2.3. Ad analoghe conclusioni, infine, deve pervenirsi quanto al mancato riconoscimento dell’attenuante di cui all’articolo 62 c.p., n. 4.
La motivazione della sentenza impugnata, infatti, con il riferimento alla necessita’ di considerare il danno morale subito dalla persona offesa, e’ corretta e coerente applicazione dei principi enucleati dalla giurisprudenza di legittimita’ per la quale, ai fini della configurabilita’ dell’attenuante del danno di speciale tenuita’ con riferimento al delitto di rapina, non e’ sufficiente che il bene mobile sottratto sia di modestissimo valore economico, ma occorre valutare anche gli effetti dannosi connessi alla lesione della persona contro la quale e’ stata esercitata la violenza o la minaccia, attesa la natura plurioffensiva del delitto de quo, il quale lede non solo il patrimonio, ma anche la liberta’ e l’integrita’ fisica e morale della persona aggredita per la realizzazione del profitto (Sez. 2, n. 32234 del 16/10/2020, Fanfarilli, Rv. 280173; Sez. 2, Sentenza n. 50660 del 05/10/2017, Calvio, Rv. 271695; Sez. 2, n. 50987 del 17/12/2015, Salamone, RV. 265685 n. 19308 del 20/01/2010, Uccello, RV. 247363; n. 12456 del 04/03/2008, Umina RV.239749; n. 41578 del 22/11/2006, Massimi, RV. 235386; n. 21872 del 06/03/ 2001, Contene, RV. 218795).
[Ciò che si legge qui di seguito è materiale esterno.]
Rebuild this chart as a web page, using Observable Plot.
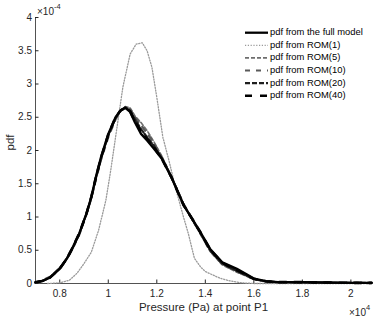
<!DOCTYPE html>
<html><head><meta charset="utf-8">
<script src="https://cdn.jsdelivr.net/npm/d3@7"></script>
<script src="https://cdn.jsdelivr.net/npm/@observablehq/plot@0.6"></script>
<style>body{margin:0;background:#fff}svg{font-family:"Liberation Sans",Arial,sans-serif}</style>
</head><body><div id="chart"></div>
<script>
const xTicks = [0.8, 1.0, 1.2, 1.4, 1.6, 1.8, 2.0];
const yTicks = [0, 0.5, 1, 1.5, 2, 2.5, 3, 3.5, 4];
const seriesNames = ["pdf from the full model","pdf from ROM(1)","pdf from ROM(5)","pdf from ROM(10)","pdf from ROM(20)","pdf from ROM(40)"];
const fullModel = [[0.70,0.02],[0.73,0.04],[0.76,0.09],[0.80,0.22],[0.83,0.38],[0.85,0.52],[0.88,0.75],[0.91,1.05],[0.93,1.3],[0.95,1.62],[0.97,1.9],[1.0,2.25],[1.03,2.5],[1.05,2.6],[1.07,2.64],[1.09,2.58],[1.11,2.42],[1.135,2.25],[1.16,2.15],[1.19,2.02],[1.22,1.88],[1.26,1.6],[1.31,1.18],[1.35,0.95],[1.38,0.77],[1.42,0.52],[1.47,0.32],[1.53,0.22],[1.57,0.14],[1.60,0.075],[1.65,0.035],[1.7,0.02],[1.8,0.02],[1.9,0.015],[2.0,0.01],[2.085,0.01]];
const rom1 = [[0.75,0],[0.80,0.01],[0.84,0.05],[0.87,0.15],[0.90,0.3],[0.93,0.47],[0.96,0.8],[0.99,1.25],[1.01,1.7],[1.03,2.2],[1.06,2.95],[1.09,3.45],[1.115,3.6],[1.14,3.62],[1.16,3.5],[1.18,3.25],[1.20,2.8],[1.225,2.2],[1.25,1.85],[1.28,1.4],[1.31,1.0],[1.33,0.75],[1.355,0.38],[1.38,0.25],[1.40,0.18],[1.43,0.13],[1.46,0.08],[1.5,0.04],[1.55,0.01],[1.6,0.0],[1.8,0.0],[2.085,0.0]];
const rom5 = [[0.70,0.01],[0.73,0.04],[0.76,0.1],[0.80,0.24],[0.83,0.38],[0.85,0.5],[0.88,0.74],[0.91,1.05],[0.93,1.3],[0.95,1.6],[0.97,1.88],[1.0,2.22],[1.03,2.48],[1.05,2.6],[1.07,2.66],[1.09,2.64],[1.11,2.52],[1.135,2.42],[1.16,2.3],[1.19,2.12],[1.22,1.92],[1.26,1.62],[1.31,1.2],[1.35,0.93],[1.38,0.74],[1.42,0.48],[1.47,0.28],[1.53,0.17],[1.57,0.11],[1.60,0.06],[1.65,0.03],[1.7,0.02],[1.8,0.015],[1.9,0.01],[2.0,0.01],[2.085,0.005]];
const rom10 = [[0.70,0.01],[0.73,0.05],[0.76,0.1],[0.80,0.23],[0.83,0.37],[0.85,0.5],[0.88,0.73],[0.91,1.04],[0.93,1.28],[0.95,1.58],[0.97,1.86],[1.0,2.2],[1.03,2.47],[1.05,2.59],[1.07,2.65],[1.09,2.62],[1.11,2.5],[1.135,2.38],[1.16,2.26],[1.19,2.1],[1.22,1.9],[1.26,1.6],[1.31,1.2],[1.35,0.94],[1.38,0.75],[1.42,0.49],[1.47,0.29],[1.53,0.18],[1.57,0.12],[1.60,0.065],[1.65,0.03],[1.7,0.02],[1.8,0.015],[1.9,0.01],[2.0,0.01],[2.085,0.005]];
const rom20 = [[0.70,0.015],[0.73,0.04],[0.76,0.09],[0.80,0.23],[0.83,0.38],[0.85,0.51],[0.88,0.74],[0.91,1.05],[0.93,1.29],[0.95,1.6],[0.97,1.88],[1.0,2.23],[1.03,2.49],[1.05,2.6],[1.07,2.65],[1.09,2.6],[1.11,2.47],[1.135,2.32],[1.16,2.2],[1.19,2.06],[1.22,1.89],[1.26,1.6],[1.31,1.19],[1.35,0.94],[1.38,0.76],[1.42,0.5],[1.47,0.3],[1.53,0.19],[1.57,0.12],[1.60,0.07],[1.65,0.03],[1.7,0.02],[1.8,0.018],[1.9,0.012],[2.0,0.01],[2.085,0.008]];
const rom40 = [[0.70,0.02],[0.73,0.04],[0.76,0.09],[0.80,0.22],[0.83,0.38],[0.85,0.52],[0.88,0.75],[0.91,1.05],[0.93,1.3],[0.95,1.61],[0.97,1.89],[1.0,2.24],[1.03,2.5],[1.05,2.6],[1.07,2.64],[1.09,2.59],[1.11,2.44],[1.135,2.28],[1.16,2.17],[1.19,2.04],[1.22,1.88],[1.26,1.6],[1.31,1.18],[1.35,0.95],[1.38,0.77],[1.42,0.51],[1.47,0.31],[1.53,0.2],[1.57,0.13],[1.60,0.07],[1.65,0.033],[1.7,0.02],[1.8,0.02],[1.9,0.015],[2.0,0.01],[2.085,0.01]];
const xDomain = [0.7, 2.085];
const yDomain = [0, 4];

const seriesData = [fullModel, rom1, rom5, rom10, rom20, rom40];
const styles = [
  {stroke:"#000", strokeWidth:2.3, dash:null},
  {stroke:"#9a9a9a", strokeWidth:1.3, dash:"1.2,1.6"},
  {stroke:"#6e6e6e", strokeWidth:1.6, dash:"4,2"},
  {stroke:"#5a5a5a", strokeWidth:2.2, dash:"5,6"},
  {stroke:"#1e1e1e", strokeWidth:2.2, dash:"5,2"},
  {stroke:"#000", strokeWidth:2.6, dash:"7,8"}
];
const drawOrder = [1,2,3,4,5,0];
const lineMarks = drawOrder.map(i => Plot.line(seriesData[i], {x: d=>d[0], y: d=>d[1], stroke: styles[i].stroke, strokeWidth: styles[i].strokeWidth, strokeDasharray: styles[i].dash, strokeLinejoin:"round"}));

const axisColor = "#262626";
const chart = Plot.plot({
  width: 374, height: 319,
  marginLeft: 35, marginRight: 3, marginTop: 17, marginBottom: 36,
  style: {fontFamily: '"Liberation Sans", Arial, sans-serif', fontSize: "10px", color: axisColor, background: "#fff"},
  x: {domain: xDomain},
  y: {domain: yDomain},
  marks: [
    Plot.axisX({ticks: xTicks, tickSize: -3.5, tickPadding: 10, tickFormat: d => d3.format("")(+d.toFixed(1)), label: null, fontSize: 10, stroke: axisColor}),
    Plot.axisY({ticks: yTicks, tickSize: -3.5, tickPadding: 7, tickFormat: d => String(d), label: null, fontSize: 10, stroke: axisColor}),
    Plot.ruleY([yDomain[0]], {stroke: axisColor, strokeWidth: 0.8}),
    Plot.ruleX([xDomain[0]], {stroke: axisColor, strokeWidth: 0.8}),
    ...lineMarks,
    Plot.text(["pdf"], {frameAnchor: "left", dx: -25, rotate: -90, fontSize: 11.5, fill: axisColor}),
    Plot.text(["Pressure (Pa) at point P1"], {frameAnchor: "bottom", dy: 27, fontSize: 11.5, fill: axisColor})
  ]
});
document.getElementById("chart").appendChild(chart);

// exponent labels and legend
const svg = d3.select(chart);
function expo(x, y, base, sup) {
  const t = svg.append("text").attr("x", x).attr("y", y).attr("fill", axisColor).attr("font-size", 10)
    .attr("text-anchor", "start").attr("dominant-baseline","middle");
  t.append("tspan").text(base);
  t.append("tspan").attr("font-size", 7.5).attr("dy", -5).text(sup);
}
expo(37, 12, "\u00d710", "-4");
expo(349, 313, "\u00d710", "4");

const lg = svg.append("g").attr("text-anchor", "start");
seriesNames.forEach((name, i) => {
  const y = 32.7 + i * 12.6;
  const s = styles[i];
  lg.append("line").attr("x1", 245).attr("x2", 268).attr("y1", y).attr("y2", y)
    .attr("stroke", s.stroke).attr("stroke-width", Math.min(s.strokeWidth, 2.4)).attr("stroke-dasharray", s.dash);
  lg.append("text").attr("x", 270).attr("y", y).attr("dominant-baseline","middle").attr("text-anchor", "start")
    .attr("font-size", 9.4).attr("fill", "#000").text(name);
});
</script></body></html>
3. Nel secondo motivo dedotto nell’interesse di (OMISSIS) la difesa deduce la violazione di legge e vizio di motivazione in relazione alla quantificazione della pena e per gli aumenti applicati per la recidiva infraquinquennale e per la continuazione con il reato sub b).
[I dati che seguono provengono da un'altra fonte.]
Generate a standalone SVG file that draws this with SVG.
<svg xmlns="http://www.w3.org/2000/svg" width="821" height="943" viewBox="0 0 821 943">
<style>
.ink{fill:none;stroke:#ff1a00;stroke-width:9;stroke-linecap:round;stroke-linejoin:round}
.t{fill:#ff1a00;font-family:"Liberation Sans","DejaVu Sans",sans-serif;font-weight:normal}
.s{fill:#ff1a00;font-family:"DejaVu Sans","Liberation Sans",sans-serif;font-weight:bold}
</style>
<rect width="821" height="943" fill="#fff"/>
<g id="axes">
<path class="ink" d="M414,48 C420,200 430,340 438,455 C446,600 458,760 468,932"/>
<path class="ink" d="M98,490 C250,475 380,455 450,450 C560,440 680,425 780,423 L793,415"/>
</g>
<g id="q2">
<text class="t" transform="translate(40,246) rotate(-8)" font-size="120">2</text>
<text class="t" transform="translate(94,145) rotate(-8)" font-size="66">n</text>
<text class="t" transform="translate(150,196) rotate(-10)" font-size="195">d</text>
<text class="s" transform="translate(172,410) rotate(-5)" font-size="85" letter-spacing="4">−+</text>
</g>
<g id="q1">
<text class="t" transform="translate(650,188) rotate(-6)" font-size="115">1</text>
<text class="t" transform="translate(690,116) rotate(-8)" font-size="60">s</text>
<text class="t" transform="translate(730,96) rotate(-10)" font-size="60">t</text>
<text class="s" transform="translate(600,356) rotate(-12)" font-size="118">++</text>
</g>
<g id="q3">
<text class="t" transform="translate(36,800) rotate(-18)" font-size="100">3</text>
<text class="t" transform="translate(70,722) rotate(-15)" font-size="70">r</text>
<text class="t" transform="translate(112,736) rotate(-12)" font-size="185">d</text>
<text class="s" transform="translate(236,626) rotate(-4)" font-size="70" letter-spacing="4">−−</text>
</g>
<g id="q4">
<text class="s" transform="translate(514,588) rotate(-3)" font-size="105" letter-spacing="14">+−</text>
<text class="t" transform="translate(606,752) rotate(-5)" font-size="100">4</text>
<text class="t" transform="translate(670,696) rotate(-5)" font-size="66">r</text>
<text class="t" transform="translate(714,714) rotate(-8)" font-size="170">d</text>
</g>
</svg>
Le doglianze, oggetto di generica deduzione nell’atto di appello solo in riferimento alla quantificazione della pena e al mancato riconoscimento delle circostanze attenuanti generiche, sono manifestamente infondate.
A fronte della formulazione della censura contenuta nell’atto di appello, infatti, la Corte territoriale ha adeguatamente e correttamente motivato quanto alla sussistenza delle condizioni per l’applicazione della recidiva e, in assenza di qualsivoglia censura in ordine alla determinazione degli aumenti applicati, quanto alla congruita’ della pena, cio’ anche con riferimento alla continuazione.
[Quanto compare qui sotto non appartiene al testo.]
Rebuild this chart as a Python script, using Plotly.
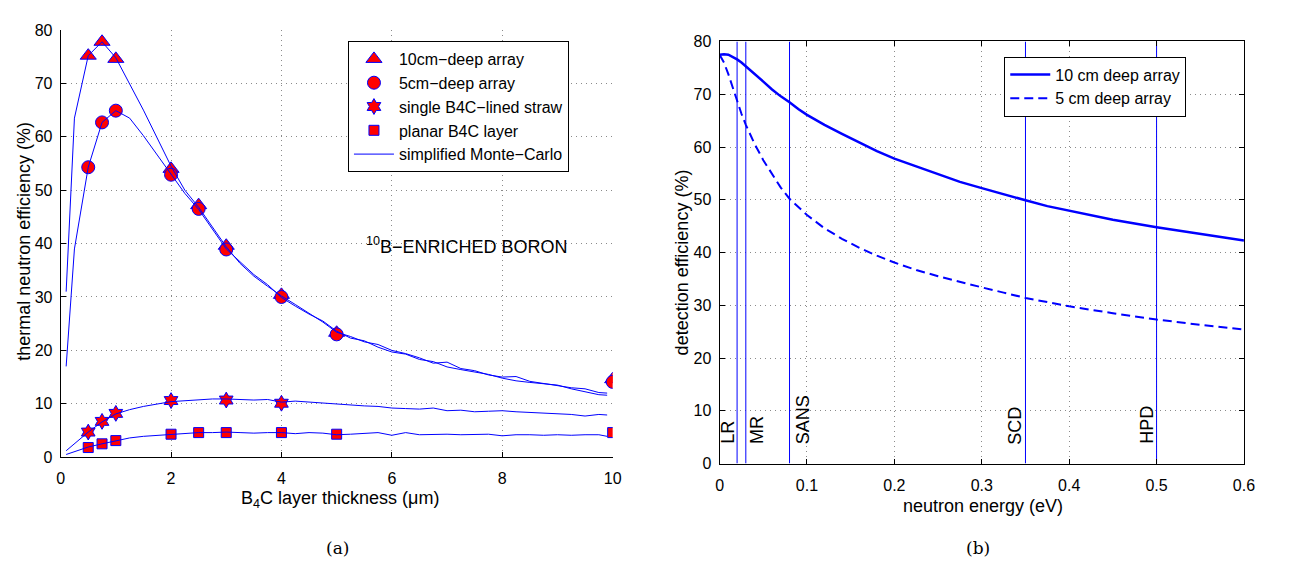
import plotly.graph_objects as go

# ---------------- Panel (a): B4C layer thickness ----------------
thick_10cm = [0.5, 0.75, 1, 2, 2.5, 3, 4, 5, 10]
eff_10cm = [75.2, 77.8, 74.6, 54.0, 47.2, 39.6, 30.4, 23.3, 14.6]
thick_5cm = [0.5, 0.75, 1, 2, 2.5, 3, 4, 5, 10]
eff_5cm = [54.3, 62.7, 64.9, 52.9, 46.5, 38.9, 30.0, 23.0, 14.1]
thick_straw = [0.5, 0.75, 1, 2, 3, 4]
eff_straw = [4.7, 6.7, 8.2, 10.6, 10.7, 10.1]
thick_planar = [0.5, 0.75, 1, 2, 2.5, 3, 4, 5, 10]
eff_planar = [1.8, 2.5, 3.1, 4.3, 4.6, 4.6, 4.6, 4.3, 4.6]

mc_thick = [0.1, 0.25, 0.5, 0.75, 1.0, 1.25, 1.5, 2.0, 2.25, 2.5, 2.75, 3.0, 3.25, 3.5,
            3.75, 4.0, 4.25, 4.5, 4.75, 5.0, 5.25, 5.5, 5.75, 6.0, 6.25, 6.5, 6.75, 7.0,
            7.25, 7.5, 7.75, 8.0, 8.25, 8.5, 8.75, 9.0, 9.25, 9.5, 9.75, 9.9]
mc_10cm = [31.0, 63.5, 75.2, 77.8, 74.8, 70.0, 65.0, 54.5, 50.0, 46.8, 43.0, 39.4, 36.3, 33.9,
           32.0, 30.2, 28.6, 26.9, 25.3, 23.4, 22.6, 21.6, 21.1, 20.0, 19.4, 18.6, 17.6, 17.8,
           16.6, 16.2, 15.4, 15.0, 15.1, 14.2, 13.8, 13.4, 13.0, 12.8, 12.1, 12.0]
mc_5cm = [17.0, 39.0, 54.3, 62.7, 64.9, 63.5, 60.2, 53.0, 49.4, 46.4, 42.6, 39.0, 36.6, 34.2,
          32.3, 29.9, 28.3, 26.8, 25.5, 23.6, 22.3, 21.8, 20.6, 19.7, 19.3, 18.3, 17.9, 16.9,
          16.4, 15.9, 15.5, 14.8, 14.3, 14.0, 13.7, 13.5, 12.8, 12.2, 11.7, 11.6]
mc_straw = [1.2, 2.5, 4.7, 6.6, 8.1, 8.9, 9.5, 10.4, 10.6, 10.8, 10.9, 10.9, 10.8, 10.7,
            10.8, 10.3, 10.5, 10.3, 10.1, 9.9, 9.8, 9.6, 9.5, 9.2, 9.1, 9.0, 9.2, 8.7,
            8.8, 8.5, 8.6, 8.7, 8.5, 8.4, 8.3, 8.1, 8.0, 7.7, 8.0, 7.9]
mc_planar = [0.5, 1.0, 1.9, 2.5, 3.1, 3.6, 3.9, 4.3, 4.4, 4.6, 4.6, 4.7, 4.6, 4.5,
             4.6, 4.6, 4.4, 4.6, 4.5, 4.2, 4.3, 4.4, 4.6, 4.1, 4.6, 4.2, 4.3, 4.3,
             4.2, 4.3, 4.3, 4.0, 4.2, 4.2, 4.1, 4.2, 4.1, 4.2, 4.2, 3.9]

# ---------------- Panel (b): neutron energy ----------------
energy = [0, 0.005, 0.01, 0.015, 0.02, 0.025, 0.03, 0.04, 0.05, 0.06, 0.07, 0.08, 0.09, 0.1,
          0.12, 0.14, 0.16, 0.18, 0.2, 0.225, 0.25, 0.275, 0.3, 0.325, 0.35, 0.375, 0.4,
          0.45, 0.5, 0.55, 0.6]
det_10cm = [77.5, 77.6, 77.5, 77.1, 76.6, 76.0, 75.3, 73.9, 72.4, 70.9, 69.6, 68.5, 67.2, 66.1,
            64.2, 62.5, 60.9, 59.2, 57.8, 56.3, 54.9, 53.4, 52.2, 51.0, 49.9, 48.8, 47.9,
            46.2, 44.8, 43.5, 42.3]
det_5cm = [77.5, 76.0, 73.8, 71.2, 68.6, 66.3, 64.2, 60.6, 57.5, 54.8, 52.3, 50.2, 48.6, 47.1,
           44.6, 42.6, 40.9, 39.4, 38.1, 36.7, 35.5, 34.4, 33.4, 32.4, 31.4, 30.6, 29.8,
           28.5, 27.3, 26.3, 25.4]
instr_energy = [0.02, 0.03, 0.08, 0.35, 0.5]
instr_names = ["LR", "MR", "SANS", "SCD", "HPD"]
label_shift = [-9, 11, 13, -10, -9]   # pixel offsets of the rotated labels

W, H = 1294, 581
BLUE = "#0000FF"
RED = "#FF0000"
FONT = "Liberation Sans"

fig = go.Figure()

marker_sets = [
    (thick_10cm, eff_10cm, "triangle-up", 14, "10cm\u2212deep array"),
    (thick_5cm, eff_5cm, "circle", 13, "5cm\u2212deep array"),
    (thick_straw, eff_straw, "hexagram", 12, "single B4C\u2212lined straw"),
    (thick_planar, eff_planar, "square", 10, "planar B4C layer"),
]
for xs, ys, sym, sz, name in marker_sets:
    fig.add_trace(go.Scatter(
        x=xs, y=ys, mode="markers", name=name, xaxis="x", yaxis="y", legend="legend",
        marker=dict(symbol=sym, size=sz, color=RED, line=dict(color=BLUE, width=1)),
    ))

for i, ys in enumerate([mc_10cm, mc_5cm, mc_straw, mc_planar]):
    fig.add_trace(go.Scatter(
        x=mc_thick, y=ys, mode="lines", name="simplified Monte\u2212Carlo",
        showlegend=(i == 0), xaxis="x", yaxis="y", legend="legend",
        line=dict(color=BLUE, width=1),
    ))

# Panel (b) traces
for e, nm in zip(instr_energy, instr_names):
    fig.add_trace(go.Scatter(
        x=[e, e], y=[0, 80], mode="lines", showlegend=False, xaxis="x2", yaxis="y2",
        line=dict(color=BLUE, width=1), hoverinfo="skip",
    ))
fig.add_trace(go.Scatter(
    x=energy, y=det_10cm, mode="lines", name="10 cm deep array", xaxis="x2", yaxis="y2",
    legend="legend2", line=dict(color=BLUE, width=2.5),
))
fig.add_trace(go.Scatter(
    x=energy, y=det_5cm, mode="lines", name="5 cm deep array", xaxis="x2", yaxis="y2",
    legend="legend2", line=dict(color=BLUE, width=2, dash="9px,5px"),
))

grid = dict(showgrid=True, gridcolor="#8a8a8a", griddash="1px,4px", gridwidth=1,
            zeroline=False, showline=True, linecolor="black", linewidth=1,
            ticks="inside", ticklen=5, tickcolor="black",
            tickfont=dict(family=FONT, size=16, color="black"))

legend_style = dict(xanchor="left", yanchor="top", bgcolor="white", bordercolor="black",
                    borderwidth=1, font=dict(family=FONT, size=16, color="black"),
                    tracegroupgap=0, itemwidth=40)

fig.update_layout(
    width=W, height=H, margin=dict(l=0, r=0, t=0, b=0),
    paper_bgcolor="white", plot_bgcolor="white",
    font=dict(family=FONT, color="black"),
    xaxis=dict(domain=[57.3 / W, 615.8 / W], range=[0, 10], tickvals=[0, 2, 4, 6, 8, 10],
               anchor="y", mirror=False, ticklabelstandoff=7, **grid),
    yaxis=dict(domain=[(H - 462.7) / H, (H - 22.7) / H], range=[0, 80],
               tickvals=list(range(0, 81, 10)), anchor="x", mirror=False,
               ticklabelstandoff=4, **grid),
    xaxis2=dict(domain=[724 / W, 1254.5 / W], range=[0, 0.6],
                tickvals=[0, 0.1, 0.2, 0.3, 0.4, 0.5, 0.6],
                ticktext=["0", "0.1", "0.2", "0.3", "0.4", "0.5", "0.6"],
                anchor="y2", mirror="ticks", ticklabelstandoff=7, **grid),
    yaxis2=dict(domain=[(H - 469.3) / H, (H - 34.5) / H], range=[0, 80],
                tickvals=list(range(0, 81, 10)), anchor="x2", mirror="ticks",
                ticklabelstandoff=4, **grid),
    legend=dict(x=348 / W, y=1 - 34 / H, **legend_style),
    legend2=dict(x=1012 / W, y=1 - 50 / H, **legend_style),
)

annotations = [
    dict(text="thermal neutron efficiency (%)", x=20 / W, y=1 - 240 / H, textangle=-90),
    dict(text="B<sub>4</sub>C layer thickness (\u03bcm)", x=340 / W, y=1 - 506 / H),
    dict(text="detection efficiency (%)", x=686 / W, y=1 - 262 / H, textangle=-90),
    dict(text="neutron energy (eV)", x=990 / W, y=1 - 513 / H),
]
for a in annotations:
    fig.add_annotation(xref="paper", yref="paper", showarrow=False, xanchor="center",
                       yanchor="middle", font=dict(family=FONT, size=18, color="black"), **a)

for txt, cx in [("(a)", 337), ("(b)", 985)]:
    fig.add_annotation(xref="paper", yref="paper", x=cx / W, y=1 - 556 / H, text=txt,
                       xanchor="center", yanchor="middle", showarrow=False,
                       font=dict(family="DejaVu Serif", size=17, color="black"))

fig.add_annotation(xref="x", yref="y", x=5.5, y=39.6, xanchor="left", yanchor="middle",
                   text="<sup>10</sup>B\u2212ENRICHED BORON", showarrow=False,
                   font=dict(family=FONT, size=18, color="black"))

for e, nm, sh in zip(instr_energy, instr_names, label_shift):
    fig.add_annotation(xref="x2", yref="y2", x=e, y=5, text=nm, textangle=-90,
                       xanchor="center", yanchor="bottom", xshift=sh, yshift=-9,
                       showarrow=False, font=dict(family=FONT, size=18, color="black"))

fig.write_html("out.html")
4. L’inammissibilita’ dei ricorsi impone la condanna dei ricorrenti al pagamento delle spese processuali nonche’, ai sensi dell’articolo 616 c.p.p., valutati i profili di colpa nella determinazione della causa di inammissibilita’ emergenti dal ricorso (Corte Cost. 13 giugno 2000, n. 186), al versamento della somma, che si ritiene equa, di Euro duemila in favore della Cassa delle Ammende.

P.Q.M.

Dichiara inammissibili i ricorsi e condanna i ricorrenti al pagamento delle spese processuali e della somma di Euro duemila in favore della Cassa delle Ammende.

 

In caso di diffusione omettere le generalità e gli altri dati identificativi dei soggetti interessati nei termini indicati.